Unfortunately, the “fix” to this gap in accountability on requirements definition is beyond the tactical reach of the IT project manager: In organizational terms, it is not until business stakeholders partner with IT to initiate joint design, that technologists can discuss ROI, business process analysis, or changes in processes as alternatives to product features; however, as we argue above, at this point IT is already underutilizing resources.

What can technologists do? How can the CIO and the PMO help?

First of all this is “nobody’s fault”: It is possible that within the same organization, different business units might come better prepared to explain expected ROI for product features.

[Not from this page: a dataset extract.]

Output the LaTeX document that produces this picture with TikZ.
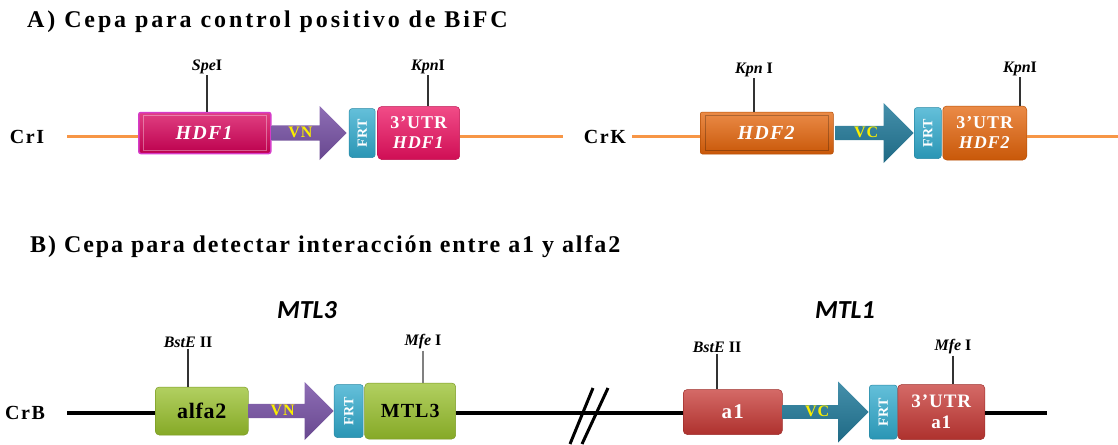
\documentclass[tikz,border=0pt]{standalone}
\usepackage{fontspec}
\setmainfont{Liberation Serif}
\newfontfamily\mtlfont{Carlito}
\usetikzlibrary{positioning,shapes.arrows}
\definecolor{hdfpink}{RGB}{214,0,88}
\definecolor{hdfedge}{RGB}{214,60,200}
\definecolor{utrpink}{RGB}{236,16,96}
\definecolor{vnpurple}{RGB}{122,84,168}
\definecolor{frtcyan}{RGB}{48,170,205}
\definecolor{hdforange}{RGB}{228,100,10}
\definecolor{chrorange}{RGB}{247,150,70}
\definecolor{vcteal}{RGB}{36,124,156}
\definecolor{mtlgreen}{RGB}{152,192,44}
\definecolor{aonered}{RGB}{198,56,52}
\definecolor{fpyellow}{RGB}{250,238,0}

\begin{document}
\begin{tikzpicture}[x=1pt,y=-1pt,node distance=0pt,every node/.style={inner sep=0pt},
    gene/.style={rounded corners=4pt,draw=#1!80!black,line width=0.5pt,
        top color=#1!75!white,middle color=#1,bottom color=#1!88!black,
        text=white,align=center,
        font=\fontsize{18}{20}\selectfont\bfseries\addfontfeature{LetterSpace=5}},
    fp/.style={single arrow,single arrow head extend=#1,draw=none,
        text height=9pt,text depth=0pt,text=fpyellow,
        font=\fontsize{16}{16}\selectfont\bfseries\addfontfeature{LetterSpace=6}},
    frt/.style={gene=frtcyan,rounded corners=3pt,
        font=\fontsize{14}{14}\selectfont\bfseries\addfontfeature{LetterSpace=4}},
    site/.style={font=\fontsize{16}{16}\selectfont\bfseries,inner sep=1pt},
    tick/.style={line width=1.2pt,black!80},
    chrlbl/.style={font=\fontsize{20}{20}\selectfont\bfseries\addfontfeature{LetterSpace=8}},
    title/.style={anchor=west,font=\fontsize{24}{24}\selectfont\bfseries\addfontfeature{LetterSpace=#1}},
    mtl/.style={font=\mtlfont\fontsize{26}{26}\selectfont\bfseries\itshape},
    chrA/.style={line width=3pt,chrorange},
    chrB/.style={line width=4pt,black},
    bevel/.style={line width=0.8pt,white,opacity=0.35}]
\useasboundingbox (0,0) rectangle (1118,444);

% A) control positivo
\node[title=12] (titA) at (27,22) {A) Cepa para control positivo de BiFC};

\node[chrlbl] (crI) at (27,137) {CrI};
\node[gene=hdfpink,draw=hdfedge,line width=1.5pt,rounded corners=2pt,anchor=west,
      minimum width=132pt,minimum height=41pt,font=\fontsize{20}{20}\selectfont\bfseries\addfontfeature{LetterSpace=6}] (hdf1) at (138,133) {\textit{HDF1}};
\node[fp=12pt,top color=vnpurple!85!white,middle color=vnpurple,bottom color=vnpurple!85!black,
      minimum height=75pt,minimum width=54pt] (vn1) [right=of hdf1] {VN\hspace*{10pt}};
\node[frt,minimum width=26pt,minimum height=49pt] (frt1) [right=2pt of vn1] {\rotatebox{90}{FRT}};
\node[gene=utrpink,minimum width=82pt,minimum height=53pt] (utr1) [right=2pt of frt1] {3'UTR\\\textit{HDF1}};
\coordinate (crIa) at (67,136);
\coordinate (crIb) at (563,136);
\draw[chrA] (crIa) -- (crIa -| hdf1.west);
\draw[chrA] (crIb -| utr1.east) -- (crIb);
\draw[bevel] ([shift={(5,4)}]hdf1.north west) rectangle ([shift={(-5,-4)}]hdf1.south east);

\node[site] (speI) at (207,67) {\textit{Spe}I};
\node[site] (kpnI) at (428,67) {\textit{Kpn}I};
\draw[tick] (speI.south) -- (speI.south |- hdf1.north);
\draw[tick] (kpnI.south) -- (kpnI.south |- utr1.north);

\node[chrlbl] (crK) at (605,137) {CrK};
\node[gene=hdforange,rounded corners=2pt,anchor=west,
      minimum width=133pt,minimum height=42pt,font=\fontsize{20}{20}\selectfont\bfseries\addfontfeature{LetterSpace=6}] (hdf2) at (700,133) {\textit{HDF2}};
\node[fp=15pt,top color=vcteal!85!white,middle color=vcteal,bottom color=vcteal!85!black,
      minimum height=78pt,minimum width=60pt] (vc1) [right=2pt of hdf2] {VC\hspace*{10pt}};
\node[frt,minimum width=27pt,minimum height=51pt] (frt2) [right=of vc1] {\rotatebox{90}{FRT}};
\node[gene=hdforange,minimum width=84pt,minimum height=54pt] (utr2) [right=1pt of frt2] {3'UTR\\\textit{HDF2}};
\coordinate (crKa) at (632,136);
\coordinate (crKb) at (1118,136);
\draw[chrA] (crKa) -- (crKa -| hdf2.west);
\draw[chrA] (crKb -| utr2.east) -- (crKb);
\draw[bevel,black,opacity=0.25] ([shift={(5,4)}]hdf2.north west) rectangle ([shift={(-5,-4)}]hdf2.south east);

\node[site] (kpnIb) at (754,70) {\textit{Kpn} I};
\node[site] (kpnIc) at (1020,69) {\textit{Kpn}I};
\draw[tick] (kpnIb.south) -- (kpnIb.south |- hdf2.north);
\draw[tick] (kpnIc.south) -- (kpnIc.south |- utr2.north);

% B) interaccion a1 - alfa2
\node[title=8] (titB) at (30,247) {B) Cepa para detectar interacción entre a1 y alfa2};
\node[mtl] (mtl3) at (307,310) {MTL3};
\node[mtl] (mtl1) at (845,310) {MTL1};

\node[chrlbl] (crB) at (25,413) {CrB};
\node[gene=mtlgreen,text=black,anchor=west,font=\fontsize{22}{22}\selectfont\bfseries\addfontfeature{LetterSpace=3},
      minimum width=93pt,minimum height=48pt] (alfa2) at (155,411) {alfa2};
\node[fp=14.5pt,top color=vnpurple!85!white,middle color=vnpurple,bottom color=vnpurple!85!black,
      minimum height=85pt,minimum width=58pt] (vn2) [right=of alfa2] {VN\hspace*{10pt}};
\node[frt,minimum width=29pt,minimum height=53pt] (frt3) [right=of vn2] {\rotatebox{90}{FRT}};
\node[gene=mtlgreen,text=black,font=\fontsize{20}{20}\selectfont\bfseries\addfontfeature{LetterSpace=5},
      minimum width=91pt,minimum height=56pt] (mtl3box) [right=1pt of frt3] {MTL3};

\node[gene=aonered,anchor=west,font=\fontsize{21}{21}\selectfont\bfseries\addfontfeature{LetterSpace=6},
      minimum width=99pt,minimum height=45pt] (a1) at (683,412) {a1};
\node[fp=16pt,top color=vcteal!85!white,middle color=vcteal,bottom color=vcteal!85!black,
      minimum height=86pt,minimum width=61pt] (vc2) [right=of a1] {VC\hspace*{10pt}};
\node[frt,minimum width=28pt,minimum height=54pt] (frt4) [right=of vc2] {\rotatebox{90}{FRT}};
\node[gene=aonered,minimum width=87pt,minimum height=55pt,
      font=\fontsize{19}{21}\selectfont\bfseries\addfontfeature{LetterSpace=5}] (utr3) [right=of frt4] {3'UTR\\a1};

\coordinate (crBa) at (67,413);
\coordinate (crBb) at (1047,413);
\draw[chrB] (crBa) -- (crBa -| alfa2.west);
\draw[chrB] (crBa -| mtl3box.east) -- (crBa -| a1.west);
\draw[chrB] (crBb -| utr3.east) -- (crBb);
% corte
\draw[line width=3pt] (570,444) -- (593,388);
\draw[line width=3pt] (582,444) -- (608,388);

\node[site] (bstE) at (188,342) {\textit{BstE} II};
\node[site] (mfeI) at (423,342) {\textit{Mfe} I};
\node[site] (bstEb) at (717,347) {\textit{BstE} II};
\node[site] (mfeIb) at (953,347) {\textit{Mfe} I};
\draw[tick] (bstE.south) -- (bstE.south |- alfa2.north);
\draw[tick,black!50] (mfeI.south) -- (mfeI.south |- mtl3box.north);
\draw[tick] (bstEb.south) -- (bstEb.south |- a1.north);
\draw[tick] (mfeIb.south) -- (mfeIb.south |- utr3.north);
\end{tikzpicture}
\end{document}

What is really lacking is a standard on business analysis work before joint design.

Contrary to the business case, which is a clear tollgate that requires stating ROI on business needs, the criteria to convey ROI through business requirements documentation is not owned by anyone on the business side.

IT has control on tollgate 1 through the PMO and on tollgates 3, 4, and 5, through the PM, but IT cannot afford waiting for the business side to establish appropriate passage rules for tollgate 2.

It has not happened in 20 years. It will not happen. It is not a lack of available tools (Six Sigma and Lean can be used effectively to address this issue) it is an organizational gap: in between the business case and the solution design there is no spotlight!

The prophet will have to move closer to the mountain instead. IT will have to “sponsor” the business analysis work done as a preparation to joint design, even if this work means facilitating analysis beyond IT, strictly in the business domain.

In this scenario the Business Analyst plays the role of a scout sent by the Project Manager, advocating project governance, as set by the PMO (developing to-be business process contexts as mandatory for all requirements, exploring process change alternatives, pegging expected ROI on all requirements, etc.)

For this to happen we need the strategic drive of the CIO.